Class 45 locomotives were at one time seen quite often on the North Warwickshire Line while hauling freight trains to and from the South-West and South Wales. Once the line had closed south of Stratford-upon-Avon they became rarer and were restricted to occasional engineers trains and charters. One of the latter 45052, is here seen on 2 May 1988 with the Avon Lady tour from London St Pancras to London Marylebone via Leicester, Nuneaton flyover, Birmingham, Henley-in-Arden, Stratford-upon-Avon (reverse), Hatton, Solihull, Birmingham New Street, Stafford, Rugby, Northampton, Milton Keynes Central, Denbigh Hall South Jn, (via Bletchley flyover), Claydon L&NE Junction, Aylesbury, High Wycombe, Amersham, Harrow-on-the-Hill, and Neasden South Junction. As it was a Bank Holiday Monday, the light was very poor and I could use a shutter speed of just 1/125 second on 100asa slide film. This is the reason for taking the shot by Henley's down outer home signal so early, so as to avoid too much speed blur as 45052 hauled 1Z37 past me at the line speed, 60mph.
Stratford-upon-Avon has always seen occasional charters and railtours and on May 2 1988 45052 arrived with The Avon Lady from London St Pancras. The poor weather meant that static shots were going to be the best bet so I took this shot as the train, 1Z37, was waiting for the ground signal to be pulled off so that it could pull out of the station, go beyond the crossover and then be propelled into platform 2 ready for departure.
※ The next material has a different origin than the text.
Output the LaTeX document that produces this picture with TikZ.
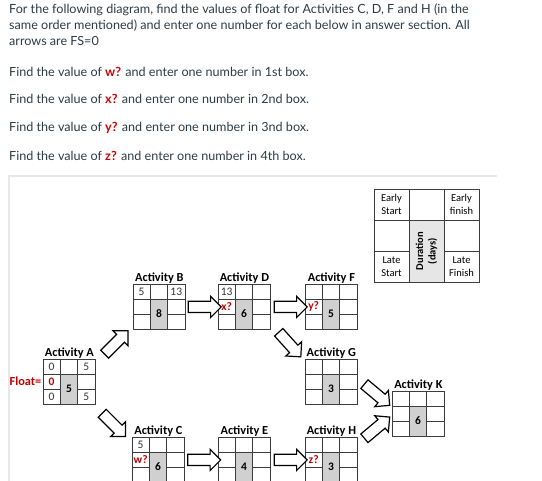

All this was necessary because no loaded passenger trains were at the time allowed to depart from platform 1 because of the facing points into the down goods loop. The situation in 2010 is very different, with trains able to arrive at and depart from any of the three platforms without shunting.
Once 45052 had moved into platform 2 on 2 May 1988, I asked the PIC if it would be OK to go off the end of the platform to take a shot of the train. He was quite happy about this and accompanied me while it took my photograph. The use of Network South East stock was, I think, a first for the terminus and it was a shame that the light didn't improve enough to really show up the colours.